_Requirement_. Retype everything from the line that contains "Rebuild this chart" down to the line that contains "import plotly.graph_objects as go", inclusive, without altering or adding anything.
[START Entries provided]
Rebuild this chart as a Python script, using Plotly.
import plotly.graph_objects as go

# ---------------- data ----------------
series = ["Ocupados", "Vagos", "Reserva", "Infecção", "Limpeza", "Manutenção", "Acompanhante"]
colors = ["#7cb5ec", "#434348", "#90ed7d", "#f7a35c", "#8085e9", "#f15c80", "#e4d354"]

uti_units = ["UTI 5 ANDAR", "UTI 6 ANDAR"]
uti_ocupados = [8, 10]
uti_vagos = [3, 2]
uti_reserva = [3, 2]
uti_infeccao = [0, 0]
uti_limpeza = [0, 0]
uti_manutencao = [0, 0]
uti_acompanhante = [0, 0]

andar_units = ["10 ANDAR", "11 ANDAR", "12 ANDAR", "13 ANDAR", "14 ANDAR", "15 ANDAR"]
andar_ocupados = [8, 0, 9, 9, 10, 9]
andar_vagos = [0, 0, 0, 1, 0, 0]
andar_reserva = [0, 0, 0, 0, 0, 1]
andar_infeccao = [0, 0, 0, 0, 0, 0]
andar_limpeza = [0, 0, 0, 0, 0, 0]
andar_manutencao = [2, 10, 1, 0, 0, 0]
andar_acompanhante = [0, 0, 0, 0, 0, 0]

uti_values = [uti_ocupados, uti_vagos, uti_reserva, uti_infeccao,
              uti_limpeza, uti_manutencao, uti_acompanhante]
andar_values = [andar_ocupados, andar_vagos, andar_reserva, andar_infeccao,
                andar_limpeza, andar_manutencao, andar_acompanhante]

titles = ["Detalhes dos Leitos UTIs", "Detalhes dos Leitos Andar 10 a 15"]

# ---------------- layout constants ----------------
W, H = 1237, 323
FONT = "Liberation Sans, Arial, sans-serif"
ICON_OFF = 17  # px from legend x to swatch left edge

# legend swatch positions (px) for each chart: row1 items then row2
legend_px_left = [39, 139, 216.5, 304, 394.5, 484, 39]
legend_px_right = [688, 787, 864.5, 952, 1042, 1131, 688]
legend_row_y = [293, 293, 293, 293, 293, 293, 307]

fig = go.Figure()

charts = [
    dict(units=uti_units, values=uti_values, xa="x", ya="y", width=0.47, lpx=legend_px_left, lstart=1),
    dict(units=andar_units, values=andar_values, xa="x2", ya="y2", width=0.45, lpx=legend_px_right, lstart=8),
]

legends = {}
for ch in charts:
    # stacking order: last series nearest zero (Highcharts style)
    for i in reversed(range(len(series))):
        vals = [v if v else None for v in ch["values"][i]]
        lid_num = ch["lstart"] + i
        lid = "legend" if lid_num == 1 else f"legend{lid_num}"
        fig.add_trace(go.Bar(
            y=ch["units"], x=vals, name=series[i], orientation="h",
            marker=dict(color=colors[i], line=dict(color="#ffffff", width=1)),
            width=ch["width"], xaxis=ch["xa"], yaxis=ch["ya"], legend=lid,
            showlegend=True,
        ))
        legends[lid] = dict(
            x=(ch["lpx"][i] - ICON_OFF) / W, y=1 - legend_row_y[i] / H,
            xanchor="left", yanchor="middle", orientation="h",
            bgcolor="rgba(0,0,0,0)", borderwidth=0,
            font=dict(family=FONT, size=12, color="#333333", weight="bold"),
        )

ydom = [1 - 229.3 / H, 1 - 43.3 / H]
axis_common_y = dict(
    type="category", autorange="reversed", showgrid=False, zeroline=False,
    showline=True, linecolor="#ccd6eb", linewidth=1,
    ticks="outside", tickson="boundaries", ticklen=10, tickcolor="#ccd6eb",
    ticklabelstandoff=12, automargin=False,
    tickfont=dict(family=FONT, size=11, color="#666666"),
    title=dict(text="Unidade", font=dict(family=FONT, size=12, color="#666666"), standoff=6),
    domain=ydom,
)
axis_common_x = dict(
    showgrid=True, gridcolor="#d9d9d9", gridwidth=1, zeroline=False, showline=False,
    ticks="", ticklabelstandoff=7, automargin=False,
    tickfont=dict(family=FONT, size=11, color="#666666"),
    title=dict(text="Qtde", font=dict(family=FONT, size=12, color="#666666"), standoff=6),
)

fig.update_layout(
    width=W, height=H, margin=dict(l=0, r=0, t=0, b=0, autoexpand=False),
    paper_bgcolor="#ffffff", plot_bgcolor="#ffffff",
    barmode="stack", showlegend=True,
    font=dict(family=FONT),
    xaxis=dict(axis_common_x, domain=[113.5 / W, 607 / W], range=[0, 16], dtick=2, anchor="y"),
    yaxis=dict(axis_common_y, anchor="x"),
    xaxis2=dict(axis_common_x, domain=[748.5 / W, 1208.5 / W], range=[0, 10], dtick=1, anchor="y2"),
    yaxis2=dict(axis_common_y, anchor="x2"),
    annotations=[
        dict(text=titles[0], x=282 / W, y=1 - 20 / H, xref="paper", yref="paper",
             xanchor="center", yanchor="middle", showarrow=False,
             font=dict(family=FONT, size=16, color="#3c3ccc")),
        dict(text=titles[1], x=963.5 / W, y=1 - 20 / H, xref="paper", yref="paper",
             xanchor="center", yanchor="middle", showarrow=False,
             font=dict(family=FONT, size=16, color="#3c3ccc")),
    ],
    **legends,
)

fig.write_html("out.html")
[END Entries provided]
[START Entries provided]
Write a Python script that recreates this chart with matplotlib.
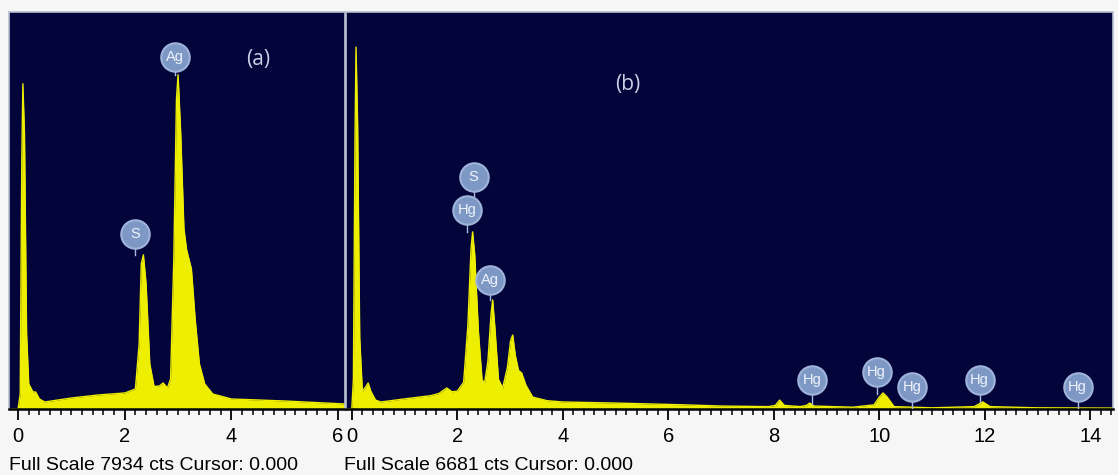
[END Entries provided]
_Exercise output_.
Rebuild this chart as a Python script, using Plotly.
import plotly.graph_objects as go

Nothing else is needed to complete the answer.